I, Tonya

I, Tonya ★★★½

“I, Tonya” will make you care about Tonya Harding for the first time in a long time. Moreover, “I, Tonya” will make you sympathize with Tonya Harding for the first time. Remembered for her highly contested role in attacking rival figure skater Nancy Kerrigan (when she’s remembered at all), Harding was one of the greatest villains the ’90s ever produced, up there with O.J. Simpson, the T-1000, and the guy who invented Crystal Pepsi. She was the perfect punchline for a country that always needs someone to laugh at; a country that hinges on the idea of upward mobility but would rather punch down than pull up. Now, thanks to the bitter and bleakly funny black comedy that “Lars and the Real Girl” director Craig Gillespie has made about the most sordid years of her life, Tonya Harding is finally getting a chance to tell her side of the story.
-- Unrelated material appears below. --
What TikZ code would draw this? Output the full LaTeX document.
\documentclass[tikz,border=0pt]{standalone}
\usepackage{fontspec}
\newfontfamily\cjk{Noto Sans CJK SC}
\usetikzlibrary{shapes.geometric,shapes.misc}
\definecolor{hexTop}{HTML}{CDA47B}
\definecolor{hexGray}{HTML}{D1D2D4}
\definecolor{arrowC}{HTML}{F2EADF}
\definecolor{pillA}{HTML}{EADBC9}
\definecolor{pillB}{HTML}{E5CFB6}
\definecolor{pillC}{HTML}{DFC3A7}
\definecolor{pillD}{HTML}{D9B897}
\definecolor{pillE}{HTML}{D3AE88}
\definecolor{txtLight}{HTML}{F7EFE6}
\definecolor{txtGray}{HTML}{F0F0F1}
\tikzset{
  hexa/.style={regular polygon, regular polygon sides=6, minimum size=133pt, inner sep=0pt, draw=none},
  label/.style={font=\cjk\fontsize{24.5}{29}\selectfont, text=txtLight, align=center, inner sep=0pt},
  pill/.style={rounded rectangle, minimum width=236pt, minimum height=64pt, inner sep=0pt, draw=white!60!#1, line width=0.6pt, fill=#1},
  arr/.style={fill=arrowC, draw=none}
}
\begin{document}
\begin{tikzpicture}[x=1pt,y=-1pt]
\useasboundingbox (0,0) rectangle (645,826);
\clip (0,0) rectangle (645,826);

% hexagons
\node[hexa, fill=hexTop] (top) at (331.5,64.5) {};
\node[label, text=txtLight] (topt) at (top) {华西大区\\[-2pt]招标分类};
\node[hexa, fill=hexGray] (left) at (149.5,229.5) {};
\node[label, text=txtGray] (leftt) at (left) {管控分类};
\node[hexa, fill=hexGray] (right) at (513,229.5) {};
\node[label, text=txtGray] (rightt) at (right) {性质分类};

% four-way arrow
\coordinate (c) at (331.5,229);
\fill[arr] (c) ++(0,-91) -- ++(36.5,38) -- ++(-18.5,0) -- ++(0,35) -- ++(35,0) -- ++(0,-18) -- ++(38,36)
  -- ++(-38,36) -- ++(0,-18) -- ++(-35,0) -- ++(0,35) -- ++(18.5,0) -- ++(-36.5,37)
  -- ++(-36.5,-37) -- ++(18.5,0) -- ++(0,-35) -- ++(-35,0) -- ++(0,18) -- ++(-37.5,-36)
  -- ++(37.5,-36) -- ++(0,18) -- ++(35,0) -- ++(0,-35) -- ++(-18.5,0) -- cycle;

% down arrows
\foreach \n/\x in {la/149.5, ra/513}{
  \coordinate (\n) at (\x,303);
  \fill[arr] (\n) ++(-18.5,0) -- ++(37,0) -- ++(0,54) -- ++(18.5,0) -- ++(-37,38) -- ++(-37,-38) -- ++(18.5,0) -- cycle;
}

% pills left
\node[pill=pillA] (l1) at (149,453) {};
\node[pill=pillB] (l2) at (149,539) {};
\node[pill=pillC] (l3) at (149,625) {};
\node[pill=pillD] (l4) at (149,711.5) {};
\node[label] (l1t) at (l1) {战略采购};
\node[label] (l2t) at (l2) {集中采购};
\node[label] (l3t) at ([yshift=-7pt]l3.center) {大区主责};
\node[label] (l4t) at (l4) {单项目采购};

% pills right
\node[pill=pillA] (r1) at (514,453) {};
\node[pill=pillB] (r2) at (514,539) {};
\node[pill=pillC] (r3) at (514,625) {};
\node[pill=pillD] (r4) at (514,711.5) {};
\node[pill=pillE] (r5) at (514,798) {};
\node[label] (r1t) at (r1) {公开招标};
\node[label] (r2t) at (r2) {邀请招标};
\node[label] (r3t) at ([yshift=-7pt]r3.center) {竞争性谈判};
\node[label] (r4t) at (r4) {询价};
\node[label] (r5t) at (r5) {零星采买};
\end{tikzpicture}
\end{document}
Unfortunately for Tonya, she’s not the only one. Beginning in the mockumentary style of a Christopher Guest movie, “I, Tonya” introduces its motley crew of lower-class characters with a series of interviews that invites us to laugh at them right out of the gate. We meet Tonya (Margot Robbie) as she sits alone in her kitchen, rocking her denim jacket like she was born in it. “Tonya is America,” we hear someone say. There’s no trace of nonsense in her narrow face; this is the kind of woman who stubs out cigarettes with a figure skate. Her catchphrase? “It wasn’t my fault.”